3'13: Quick shot of Beiber doing something with his arms that I have no words for. Actually I shouldn't be making fun of this because it's how I dance too.

3'57: Some director knew they had to stir in a bit of sugar to sweeten those four minutes of hard selling. Can we get Petco on board for this?! No? Well, what the hell. Let's throw an unsponsored puppy in there anyway. It's Christmas. No closeup--just stick a bow on it and hand it off to Mariah real quick. 'attaboy.

4'09: Hug and smile big, everybody, so we're clear that buying Nintendos at Macy's always leads to puppies and physical affection.

RECAP: Santa's passing out advertisements for a Macy's sale. Mariah's turning her back and looking at us over her shoulder in a short Ms. Claus outfit, bracing herself against the wall. Justin Beiber, sexually underage in most of the U.S., fondles a Nintendo DS while Mariah writhes with something I can only describe as Christmas Joy. More reaction shots as Beiber ogles the DS machines and stuffs several in his cart. For yet more social proof, everybody surrounds Beiber and Mariah's department store sleigh and jumps up and down with glee. YAY DIGNITY!

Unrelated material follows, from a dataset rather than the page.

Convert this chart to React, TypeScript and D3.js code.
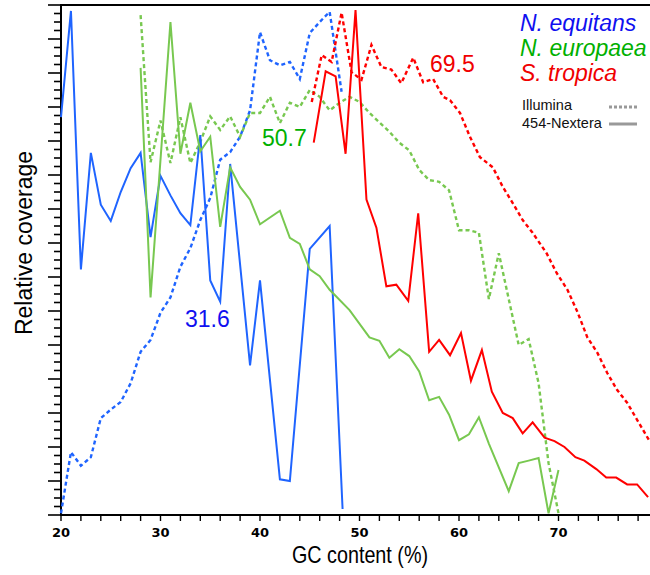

I feel like I need a shower.
-Tozier from The North Pole, dammit

Christmas is quickly losing its meaning to commercialism and sex. Its a holiday to celebrate the birth of Jesus and now its more commercial then ever before and continues to get worse every year. Its sad to see. And for Beiber..well Ive never liked him much and to each his/her own but his parts are just awful and out of tune! I cant believe they even released that mess! Well..Happy Birthday Jesus!